---------- Collected material ----------
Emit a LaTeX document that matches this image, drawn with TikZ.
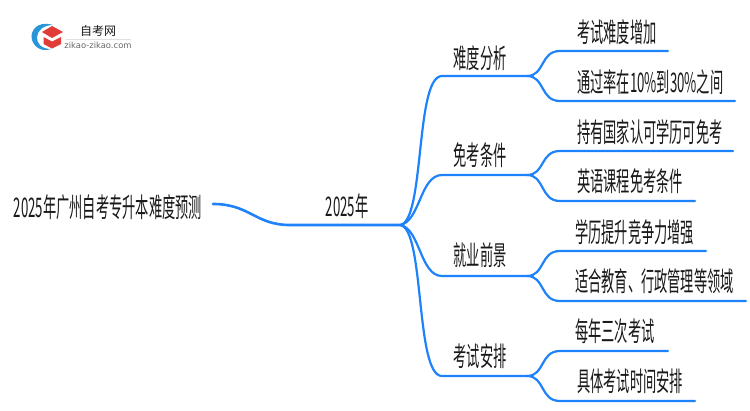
\documentclass[tikz,border=0pt]{standalone}
\usepackage{fontspec}
\usepackage{xcolor}
\usetikzlibrary{positioning}
\setmainfont{Noto Sans CJK SC}
\newfontfamily\logofont{DejaVu Sans}
\definecolor{branchblue}{RGB}{30, 130, 250}
\definecolor{hatred}{RGB}{225, 60, 55}
\definecolor{ringblue}{RGB}{40, 150, 215}
\definecolor{textdark}{RGB}{25, 25, 25}

\begin{document}
\begin{tikzpicture}[
    x=1pt, y=-1pt,
    label/.style={font=\fontsize{27}{27}\selectfont, text=textdark, inner sep=0pt, xscale=0.49, transform shape},
    leaf/.style={label, anchor=west},
    trunk/.style={branchblue, line width=2.6pt, line cap=round},
    branch/.style={branchblue, line width=2.2pt, line cap=round}
]
    \useasboundingbox (0,0) rectangle (750,410);

    % Logo
    \fill[ringblue] (53,25) .. controls (36,20) and (31,32) .. (31.5,37) .. controls (32,45) and (40,53) .. (51,49) .. controls (41,49) and (36.5,43) .. (37,37) .. controls (37.5,30) and (44,25) .. (53,25) -- cycle;
    \fill[hatred] (42,32) -- (52,26) -- (63,32) -- (52,38) -- cycle;
    \fill[hatred] (43.5,37) -- (52,41.5) -- (61,37) -- (61,44) -- (52,48.5) -- (43.5,44) -- cycle;
    \node[font=\fontsize{12}{12}\selectfont, text=textdark, inner sep=0pt] (logotitle) at (98,30.5) {自考网};
    \node[font=\fontsize{8.4}{8.4}\logofont, text=black!60, inner sep=0pt] (logourl) at (98,45) {zikao-zikao.com};
    \draw[black!12, line width=0.7pt] (66,39) -- (131,39);

    % Nodes - root and year
    \node[label] (root) at (108,207) {2025年广州自考专升本难度预测};
    \node[label] (year) at (347,206) {2025年};

    % Nodes - topics
    \node[label] (difficulty) at (480,58) {难度分析};
    \node[label] (exempt) at (480,155) {免考条件};
    \node[label] (career) at (480,255) {就业前景};
    \node[label] (schedule) at (480,356) {考试安排};

    % Nodes - leaves
    \node[leaf] (harder) at (577,32) {考试难度增加};
    \node[leaf] (passrate) at (577,82) {通过率在10\%到30\%之间};
    \node[leaf] (degree) at (577,132) {持有国家认可学历可免考};
    \node[leaf] (english) at (577,181) {英语课程免考条件};
    \node[leaf] (compete) at (575,232) {学历提升竞争力增强};
    \node[leaf] (fields) at (575,281) {适合教育、行政管理等领域};
    \node[leaf] (thrice) at (575,331) {每年三次考试};
    \node[leaf] (times) at (577,381) {具体考试时间安排};

    % Coordinates - line ends
    \coordinate (rootout) at (213,204);
    \coordinate (yearin) at (290,225);
    \coordinate (hub) at (400,225);
    \coordinate (difficultyin) at (442,76);
    \coordinate (difficultyout) at (527,76);
    \coordinate (exemptin) at (442,175);
    \coordinate (exemptout) at (527,175);
    \coordinate (careerin) at (442,276);
    \coordinate (careerout) at (527,276);
    \coordinate (schedulein) at (442,376);
    \coordinate (scheduleout) at (527,376);
    \coordinate (harderin) at (560,51);
    \coordinate (harderout) at (668,51);
    \coordinate (passratein) at (560,101);
    \coordinate (passrateout) at (735,101);
    \coordinate (degreein) at (560,151);
    \coordinate (degreeout) at (733,151);
    \coordinate (englishin) at (560,201);
    \coordinate (englishout) at (695,201);
    \coordinate (competein) at (560,251);
    \coordinate (competeout) at (706,251);
    \coordinate (fieldsin) at (560,301);
    \coordinate (fieldsout) at (746,301);
    \coordinate (thricein) at (560,351);
    \coordinate (thriceout) at (668,351);
    \coordinate (timesin) at (560,401);
    \coordinate (timesout) at (695,401);

    % Lines - trunk
    \draw[trunk] (rootout) .. controls (250,204) and (255,225) .. (yearin) -- (hub);

    % Lines - topics
    \draw[branch] (hub) .. controls (425,222) and (415,76) .. (difficultyin) -- (difficultyout);
    \draw[branch] (hub) .. controls (420,222) and (420,175) .. (exemptin) -- (exemptout);
    \draw[branch] (hub) .. controls (420,228) and (420,276) .. (careerin) -- (careerout);
    \draw[branch] (hub) .. controls (425,228) and (415,376) .. (schedulein) -- (scheduleout);

    % Lines - leaves
    \draw[branch] (difficultyout) .. controls (545,76) and (540,51) .. (harderin) -- (harderout);
    \draw[branch] (difficultyout) .. controls (545,76) and (540,101) .. (passratein) -- (passrateout);
    \draw[branch] (exemptout) .. controls (545,175) and (540,151) .. (degreein) -- (degreeout);
    \draw[branch] (exemptout) .. controls (545,175) and (540,201) .. (englishin) -- (englishout);
    \draw[branch] (careerout) .. controls (545,276) and (540,251) .. (competein) -- (competeout);
    \draw[branch] (careerout) .. controls (545,276) and (540,301) .. (fieldsin) -- (fieldsout);
    \draw[branch] (scheduleout) .. controls (545,376) and (540,351) .. (thricein) -- (thriceout);
    \draw[branch] (scheduleout) .. controls (545,376) and (540,401) .. (timesin) -- (timesout);
\end{tikzpicture}
\end{document}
----------
- _Task prompt_
Copy each line in full and exactly, omitting any picture.

- _Task response_
Emit a LaTeX document that matches this image, drawn with TikZ.
\documentclass[tikz,border=0pt]{standalone}
\usepackage{fontspec}
\usepackage{xcolor}
\usetikzlibrary{positioning}
\setmainfont{Noto Sans CJK SC}
\newfontfamily\logofont{DejaVu Sans}
\definecolor{branchblue}{RGB}{30, 130, 250}
\definecolor{hatred}{RGB}{225, 60, 55}
\definecolor{ringblue}{RGB}{40, 150, 215}
\definecolor{textdark}{RGB}{25, 25, 25}

\begin{document}
\begin{tikzpicture}[
    x=1pt, y=-1pt,
    label/.style={font=\fontsize{27}{27}\selectfont, text=textdark, inner sep=0pt, xscale=0.49, transform shape},
    leaf/.style={label, anchor=west},
    trunk/.style={branchblue, line width=2.6pt, line cap=round},
    branch/.style={branchblue, line width=2.2pt, line cap=round}
]
    \useasboundingbox (0,0) rectangle (750,410);

    % Logo
    \fill[ringblue] (53,25) .. controls (36,20) and (31,32) .. (31.5,37) .. controls (32,45) and (40,53) .. (51,49) .. controls (41,49) and (36.5,43) .. (37,37) .. controls (37.5,30) and (44,25) .. (53,25) -- cycle;
    \fill[hatred] (42,32) -- (52,26) -- (63,32) -- (52,38) -- cycle;
    \fill[hatred] (43.5,37) -- (52,41.5) -- (61,37) -- (61,44) -- (52,48.5) -- (43.5,44) -- cycle;
    \node[font=\fontsize{12}{12}\selectfont, text=textdark, inner sep=0pt] (logotitle) at (98,30.5) {自考网};
    \node[font=\fontsize{8.4}{8.4}\logofont, text=black!60, inner sep=0pt] (logourl) at (98,45) {zikao-zikao.com};
    \draw[black!12, line width=0.7pt] (66,39) -- (131,39);

    % Nodes - root and year
    \node[label] (root) at (108,207) {2025年广州自考专升本难度预测};
    \node[label] (year) at (347,206) {2025年};

    % Nodes - topics
    \node[label] (difficulty) at (480,58) {难度分析};
    \node[label] (exempt) at (480,155) {免考条件};
    \node[label] (career) at (480,255) {就业前景};
    \node[label] (schedule) at (480,356) {考试安排};

    % Nodes - leaves
    \node[leaf] (harder) at (577,32) {考试难度增加};
    \node[leaf] (passrate) at (577,82) {通过率在10\%到30\%之间};
    \node[leaf] (degree) at (577,132) {持有国家认可学历可免考};
    \node[leaf] (english) at (577,181) {英语课程免考条件};
    \node[leaf] (compete) at (575,232) {学历提升竞争力增强};
    \node[leaf] (fields) at (575,281) {适合教育、行政管理等领域};
    \node[leaf] (thrice) at (575,331) {每年三次考试};
    \node[leaf] (times) at (577,381) {具体考试时间安排};

    % Coordinates - line ends
    \coordinate (rootout) at (213,204);
    \coordinate (yearin) at (290,225);
    \coordinate (hub) at (400,225);
    \coordinate (difficultyin) at (442,76);
    \coordinate (difficultyout) at (527,76);
    \coordinate (exemptin) at (442,175);
    \coordinate (exemptout) at (527,175);
    \coordinate (careerin) at (442,276);
    \coordinate (careerout) at (527,276);
    \coordinate (schedulein) at (442,376);
    \coordinate (scheduleout) at (527,376);
    \coordinate (harderin) at (560,51);
    \coordinate (harderout) at (668,51);
    \coordinate (passratein) at (560,101);
    \coordinate (passrateout) at (735,101);
    \coordinate (degreein) at (560,151);
    \coordinate (degreeout) at (733,151);
    \coordinate (englishin) at (560,201);
    \coordinate (englishout) at (695,201);
    \coordinate (competein) at (560,251);
    \coordinate (competeout) at (706,251);
    \coordinate (fieldsin) at (560,301);
    \coordinate (fieldsout) at (746,301);
    \coordinate (thricein) at (560,351);
    \coordinate (thriceout) at (668,351);
    \coordinate (timesin) at (560,401);
    \coordinate (timesout) at (695,401);

    % Lines - trunk
    \draw[trunk] (rootout) .. controls (250,204) and (255,225) .. (yearin) -- (hub);

    % Lines - topics
    \draw[branch] (hub) .. controls (425,222) and (415,76) .. (difficultyin) -- (difficultyout);
    \draw[branch] (hub) .. controls (420,222) and (420,175) .. (exemptin) -- (exemptout);
    \draw[branch] (hub) .. controls (420,228) and (420,276) .. (careerin) -- (careerout);
    \draw[branch] (hub) .. controls (425,228) and (415,376) .. (schedulein) -- (scheduleout);

    % Lines - leaves
    \draw[branch] (difficultyout) .. controls (545,76) and (540,51) .. (harderin) -- (harderout);
    \draw[branch] (difficultyout) .. controls (545,76) and (540,101) .. (passratein) -- (passrateout);
    \draw[branch] (exemptout) .. controls (545,175) and (540,151) .. (degreein) -- (degreeout);
    \draw[branch] (exemptout) .. controls (545,175) and (540,201) .. (englishin) -- (englishout);
    \draw[branch] (careerout) .. controls (545,276) and (540,251) .. (competein) -- (competeout);
    \draw[branch] (careerout) .. controls (545,276) and (540,301) .. (fieldsin) -- (fieldsout);
    \draw[branch] (scheduleout) .. controls (545,376) and (540,351) .. (thricein) -- (thriceout);
    \draw[branch] (scheduleout) .. controls (545,376) and (540,401) .. (timesin) -- (timesout);
\end{tikzpicture}
\end{document}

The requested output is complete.